La renacida atonía de la inversión privada más la penuria fiscal que da cuenta de la anémica inversión pública, nos muestran una suerte de diálogo de hechos, en la que nuestra iniciativa privada vuelve a mostrarse privada de iniciativa (López Mateos dixit) y las y los mil millonarios, que crecieron en número y fortuna durante la primera edición de la cuarta transformación (y gracias a ella), han resultado muy buenos para la fotografía y la promesa de apoyos al Plan México, adornado de muy buenos fines y ayuno de medios, pero hasta ahí nomás.
La esperanza en el nearshoring, que correspondería a la voluntad del gobierno estadounidense de impulsar un bloque económico norteamericano, fue una princesa, hoy convertida en rana por el nacionalismo patriotero del señor Trump, y pende del delgado hilo de un incierto acuerdo comercial entre China y los Estados Unidos. Es un tema en que, otra vez, jugamos el incómodo papel de variable dependiente.

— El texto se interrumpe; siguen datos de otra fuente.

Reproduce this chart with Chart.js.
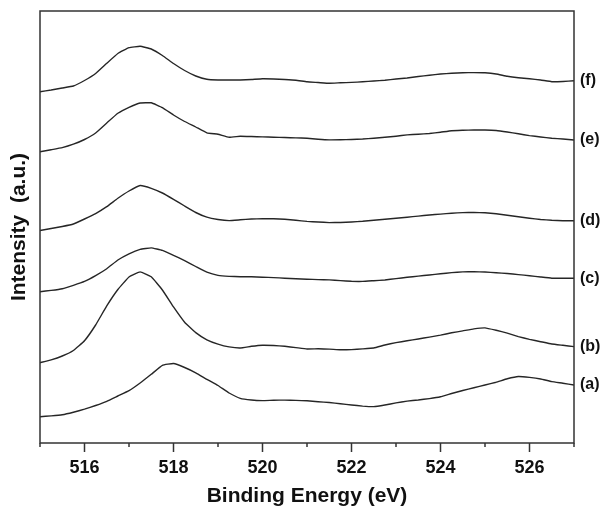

La agudización de nuestro más grave problema estructural con el mundo, la relación con los Estados Unidos comienza a guiarse por la búsqueda de una grandeza renacida, bajo la lógica escalofriante del destino manifiesto, con un reparto de cuasi instrucciones imperiales, en la forma de señalamientos de bandoleros y de políticos (entre los que existe una borrosa frontera) que, en el primer caso, se capturan y trasladan para allá y, en el segundo, pierden su visa para ingresar a aquel país. Sobre la cabeza de nuestro gobierno oscila la amenaza arancelaria y la de eventuales acciones armadas contra nuestros narcotraficantes, merecidamente conversos en terroristas. En ese juego, tres de las cinco excorcholatas, dos en el Senado y el zacatecano en la Cámara Baja, experimentan la fase recesiva de su ciclo político y ponen en tensión la, de suyo fracasada, lucha oficial contra la corrupción.

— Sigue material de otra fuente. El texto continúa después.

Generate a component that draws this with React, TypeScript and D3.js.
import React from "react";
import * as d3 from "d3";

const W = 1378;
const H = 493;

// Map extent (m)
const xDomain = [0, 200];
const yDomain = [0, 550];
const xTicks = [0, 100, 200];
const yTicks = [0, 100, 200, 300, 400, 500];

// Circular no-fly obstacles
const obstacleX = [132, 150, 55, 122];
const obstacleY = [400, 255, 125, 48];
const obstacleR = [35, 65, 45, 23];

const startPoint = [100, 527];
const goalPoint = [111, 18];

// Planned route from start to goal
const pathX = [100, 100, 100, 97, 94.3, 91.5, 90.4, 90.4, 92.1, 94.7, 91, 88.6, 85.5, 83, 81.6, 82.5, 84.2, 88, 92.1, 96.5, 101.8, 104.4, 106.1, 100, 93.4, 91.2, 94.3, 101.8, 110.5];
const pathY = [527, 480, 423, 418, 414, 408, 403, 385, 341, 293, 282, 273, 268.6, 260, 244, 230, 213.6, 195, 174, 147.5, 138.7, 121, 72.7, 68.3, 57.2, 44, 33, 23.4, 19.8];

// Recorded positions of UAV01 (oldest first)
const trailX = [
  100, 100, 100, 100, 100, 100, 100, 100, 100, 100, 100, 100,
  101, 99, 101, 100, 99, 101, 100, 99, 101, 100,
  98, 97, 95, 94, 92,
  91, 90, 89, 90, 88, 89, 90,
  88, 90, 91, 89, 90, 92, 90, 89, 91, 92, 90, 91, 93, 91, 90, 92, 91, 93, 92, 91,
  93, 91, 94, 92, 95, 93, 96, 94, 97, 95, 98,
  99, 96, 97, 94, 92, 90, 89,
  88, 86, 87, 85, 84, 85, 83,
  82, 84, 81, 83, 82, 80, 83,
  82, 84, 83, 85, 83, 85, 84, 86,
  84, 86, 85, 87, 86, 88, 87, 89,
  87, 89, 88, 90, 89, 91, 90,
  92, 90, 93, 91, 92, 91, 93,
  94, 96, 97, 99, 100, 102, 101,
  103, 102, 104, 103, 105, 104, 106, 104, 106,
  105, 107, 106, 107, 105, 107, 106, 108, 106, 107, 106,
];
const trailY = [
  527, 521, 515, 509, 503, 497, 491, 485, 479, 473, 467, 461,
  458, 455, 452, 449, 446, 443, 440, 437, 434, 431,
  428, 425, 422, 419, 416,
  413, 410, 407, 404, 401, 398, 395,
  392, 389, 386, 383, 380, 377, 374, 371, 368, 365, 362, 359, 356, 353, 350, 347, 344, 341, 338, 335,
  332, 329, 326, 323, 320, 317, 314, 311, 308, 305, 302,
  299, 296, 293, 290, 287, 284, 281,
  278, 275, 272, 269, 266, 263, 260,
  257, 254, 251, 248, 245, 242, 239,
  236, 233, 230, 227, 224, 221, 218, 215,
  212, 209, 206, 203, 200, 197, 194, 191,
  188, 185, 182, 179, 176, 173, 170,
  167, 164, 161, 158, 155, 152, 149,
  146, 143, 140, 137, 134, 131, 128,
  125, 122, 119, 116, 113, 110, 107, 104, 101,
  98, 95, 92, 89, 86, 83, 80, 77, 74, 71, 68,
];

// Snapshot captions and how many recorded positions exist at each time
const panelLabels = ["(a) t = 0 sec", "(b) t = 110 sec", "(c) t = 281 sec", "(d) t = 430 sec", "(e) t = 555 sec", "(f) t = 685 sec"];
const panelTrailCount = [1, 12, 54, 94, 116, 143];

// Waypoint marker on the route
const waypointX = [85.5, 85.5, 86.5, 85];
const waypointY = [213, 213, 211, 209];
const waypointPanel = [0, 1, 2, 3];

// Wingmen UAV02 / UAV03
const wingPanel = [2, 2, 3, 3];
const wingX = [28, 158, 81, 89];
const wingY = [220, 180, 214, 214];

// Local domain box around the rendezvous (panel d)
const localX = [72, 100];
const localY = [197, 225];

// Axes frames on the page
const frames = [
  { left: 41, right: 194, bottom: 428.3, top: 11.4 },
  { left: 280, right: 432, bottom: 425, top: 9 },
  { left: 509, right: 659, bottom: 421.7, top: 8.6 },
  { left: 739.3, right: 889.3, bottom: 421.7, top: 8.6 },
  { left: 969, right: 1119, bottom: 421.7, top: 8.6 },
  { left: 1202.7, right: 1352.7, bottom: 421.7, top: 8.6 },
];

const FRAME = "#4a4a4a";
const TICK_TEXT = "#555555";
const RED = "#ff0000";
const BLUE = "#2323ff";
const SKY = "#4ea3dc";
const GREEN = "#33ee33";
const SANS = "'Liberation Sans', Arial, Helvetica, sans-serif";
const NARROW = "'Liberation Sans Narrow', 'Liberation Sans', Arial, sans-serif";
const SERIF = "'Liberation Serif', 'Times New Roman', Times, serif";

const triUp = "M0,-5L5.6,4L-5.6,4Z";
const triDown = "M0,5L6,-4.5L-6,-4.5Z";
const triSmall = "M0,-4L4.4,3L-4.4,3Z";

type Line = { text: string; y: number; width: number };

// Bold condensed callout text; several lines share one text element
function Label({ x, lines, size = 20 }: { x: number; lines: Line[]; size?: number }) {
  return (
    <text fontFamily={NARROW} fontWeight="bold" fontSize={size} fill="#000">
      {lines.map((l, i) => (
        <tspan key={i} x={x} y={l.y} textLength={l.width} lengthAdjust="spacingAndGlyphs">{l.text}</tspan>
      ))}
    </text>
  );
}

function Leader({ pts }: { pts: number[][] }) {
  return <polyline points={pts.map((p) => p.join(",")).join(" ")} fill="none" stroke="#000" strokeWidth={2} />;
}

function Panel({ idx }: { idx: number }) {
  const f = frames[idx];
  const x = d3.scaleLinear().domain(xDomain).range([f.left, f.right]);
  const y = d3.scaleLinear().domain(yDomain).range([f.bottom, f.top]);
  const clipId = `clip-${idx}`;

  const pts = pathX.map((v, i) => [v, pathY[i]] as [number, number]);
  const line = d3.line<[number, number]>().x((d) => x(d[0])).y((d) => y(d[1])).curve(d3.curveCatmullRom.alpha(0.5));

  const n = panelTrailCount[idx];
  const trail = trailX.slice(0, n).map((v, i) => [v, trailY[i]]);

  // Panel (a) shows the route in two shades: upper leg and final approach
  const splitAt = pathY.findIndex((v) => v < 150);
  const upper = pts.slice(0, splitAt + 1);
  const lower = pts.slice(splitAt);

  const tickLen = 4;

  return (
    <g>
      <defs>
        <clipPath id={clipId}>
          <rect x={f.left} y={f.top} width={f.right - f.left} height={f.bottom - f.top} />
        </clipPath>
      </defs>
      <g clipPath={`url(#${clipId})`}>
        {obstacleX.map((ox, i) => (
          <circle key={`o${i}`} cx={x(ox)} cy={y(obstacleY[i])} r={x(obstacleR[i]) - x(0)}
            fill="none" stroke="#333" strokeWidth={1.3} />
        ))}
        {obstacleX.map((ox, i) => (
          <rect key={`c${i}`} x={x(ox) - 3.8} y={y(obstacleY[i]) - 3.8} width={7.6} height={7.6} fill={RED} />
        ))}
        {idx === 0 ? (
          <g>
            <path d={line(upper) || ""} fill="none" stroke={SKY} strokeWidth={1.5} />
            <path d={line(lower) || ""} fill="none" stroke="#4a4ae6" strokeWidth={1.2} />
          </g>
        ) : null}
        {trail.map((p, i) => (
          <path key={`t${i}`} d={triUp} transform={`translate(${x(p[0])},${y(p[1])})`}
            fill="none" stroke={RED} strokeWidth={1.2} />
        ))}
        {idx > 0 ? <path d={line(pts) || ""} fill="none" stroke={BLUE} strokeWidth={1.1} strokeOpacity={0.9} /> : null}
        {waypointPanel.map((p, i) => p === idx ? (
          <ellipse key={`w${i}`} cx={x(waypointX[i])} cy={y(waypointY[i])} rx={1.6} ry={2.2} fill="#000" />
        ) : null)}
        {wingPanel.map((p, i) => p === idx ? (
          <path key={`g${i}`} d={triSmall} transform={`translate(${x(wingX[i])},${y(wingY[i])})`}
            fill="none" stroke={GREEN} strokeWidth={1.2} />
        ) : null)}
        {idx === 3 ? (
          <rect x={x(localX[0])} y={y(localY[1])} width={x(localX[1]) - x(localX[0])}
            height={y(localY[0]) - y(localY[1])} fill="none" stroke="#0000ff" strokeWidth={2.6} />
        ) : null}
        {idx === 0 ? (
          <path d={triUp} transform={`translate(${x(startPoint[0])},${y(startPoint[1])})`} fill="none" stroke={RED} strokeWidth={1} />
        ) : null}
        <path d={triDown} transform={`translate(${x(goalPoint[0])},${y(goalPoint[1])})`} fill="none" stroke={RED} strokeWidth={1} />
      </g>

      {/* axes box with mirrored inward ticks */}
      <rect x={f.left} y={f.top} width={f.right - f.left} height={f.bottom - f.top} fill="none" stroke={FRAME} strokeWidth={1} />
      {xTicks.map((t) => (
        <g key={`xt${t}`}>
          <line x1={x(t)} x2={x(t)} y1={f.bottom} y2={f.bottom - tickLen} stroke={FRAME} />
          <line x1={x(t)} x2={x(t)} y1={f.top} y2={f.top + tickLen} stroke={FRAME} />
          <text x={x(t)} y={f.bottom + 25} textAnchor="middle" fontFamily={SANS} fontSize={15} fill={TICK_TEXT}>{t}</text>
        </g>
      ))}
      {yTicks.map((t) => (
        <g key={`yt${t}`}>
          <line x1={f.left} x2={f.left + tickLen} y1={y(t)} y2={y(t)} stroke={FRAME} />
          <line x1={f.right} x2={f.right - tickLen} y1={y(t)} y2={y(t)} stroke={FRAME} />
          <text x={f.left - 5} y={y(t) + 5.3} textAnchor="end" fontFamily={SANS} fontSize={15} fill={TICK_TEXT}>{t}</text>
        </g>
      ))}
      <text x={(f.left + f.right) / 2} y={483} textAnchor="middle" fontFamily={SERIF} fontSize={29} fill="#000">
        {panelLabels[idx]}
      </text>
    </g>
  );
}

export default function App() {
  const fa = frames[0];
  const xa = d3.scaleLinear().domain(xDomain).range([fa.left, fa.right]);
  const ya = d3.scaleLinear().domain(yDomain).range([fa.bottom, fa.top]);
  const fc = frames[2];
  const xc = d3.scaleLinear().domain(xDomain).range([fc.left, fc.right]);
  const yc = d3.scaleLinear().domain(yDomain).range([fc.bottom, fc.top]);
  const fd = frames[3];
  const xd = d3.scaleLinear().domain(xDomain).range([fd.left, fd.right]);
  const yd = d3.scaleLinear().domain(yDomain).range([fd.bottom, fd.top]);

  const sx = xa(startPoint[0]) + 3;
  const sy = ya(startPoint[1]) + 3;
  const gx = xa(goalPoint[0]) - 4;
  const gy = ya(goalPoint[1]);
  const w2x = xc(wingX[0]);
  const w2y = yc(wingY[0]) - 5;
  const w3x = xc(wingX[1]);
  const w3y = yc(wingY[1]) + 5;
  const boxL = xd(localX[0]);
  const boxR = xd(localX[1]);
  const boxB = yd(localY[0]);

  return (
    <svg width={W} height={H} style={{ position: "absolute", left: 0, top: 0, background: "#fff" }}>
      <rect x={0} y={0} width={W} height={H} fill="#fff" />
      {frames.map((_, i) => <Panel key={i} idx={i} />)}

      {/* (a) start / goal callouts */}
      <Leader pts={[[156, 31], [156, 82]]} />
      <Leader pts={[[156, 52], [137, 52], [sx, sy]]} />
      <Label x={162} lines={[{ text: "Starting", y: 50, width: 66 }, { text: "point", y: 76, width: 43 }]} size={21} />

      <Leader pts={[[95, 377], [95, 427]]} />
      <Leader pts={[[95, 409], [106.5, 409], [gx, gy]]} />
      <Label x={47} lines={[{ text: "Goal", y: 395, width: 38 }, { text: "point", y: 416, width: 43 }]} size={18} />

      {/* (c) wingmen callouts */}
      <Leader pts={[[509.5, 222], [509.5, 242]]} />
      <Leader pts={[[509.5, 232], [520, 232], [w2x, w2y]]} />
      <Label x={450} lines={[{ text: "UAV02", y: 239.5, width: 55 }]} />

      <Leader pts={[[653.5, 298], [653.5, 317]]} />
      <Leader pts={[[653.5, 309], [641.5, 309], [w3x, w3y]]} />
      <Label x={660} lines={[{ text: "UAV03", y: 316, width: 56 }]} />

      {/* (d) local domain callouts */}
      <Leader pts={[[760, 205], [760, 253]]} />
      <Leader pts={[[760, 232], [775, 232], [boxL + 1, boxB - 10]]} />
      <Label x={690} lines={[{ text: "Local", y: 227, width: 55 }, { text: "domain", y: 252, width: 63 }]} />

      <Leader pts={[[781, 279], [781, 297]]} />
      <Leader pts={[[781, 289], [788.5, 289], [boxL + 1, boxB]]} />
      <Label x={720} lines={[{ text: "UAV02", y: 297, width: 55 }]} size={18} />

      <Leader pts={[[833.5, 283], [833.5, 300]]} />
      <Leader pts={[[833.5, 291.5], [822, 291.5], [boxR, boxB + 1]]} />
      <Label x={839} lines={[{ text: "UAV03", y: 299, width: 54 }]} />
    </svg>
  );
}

La urgencia de una profunda reforma fiscal progresiva, eventualmente mal diseñada por las prisas, ya debe tomar su sitio en las prioridades gubernamentales, entre otras cosas, para no profundizar endeudamiento (salvajemente encarecido por la redundante elevación de las tasas de interés) y déficit. La promesa de convertir al mercado interno en el motor del crecimiento solo puede transitar mediante una elevación significativa de todos los salarios, y no solo de los mínimos, asumiendo que los contractuales se han reducido en términos reales, durante los gobiernos cuatroteístas.
Hay muchos pendientes en la actual administración pública, misma que no puede acabar de nacer por la densa sombra del caudillo, perceptible en la heredada composición del impresentable gabinete impuesto a la primera presidenta en nuestra historia. Ofrecer oídos sordos a los señalamientos críticos, va a engrosar la lista. Nada más.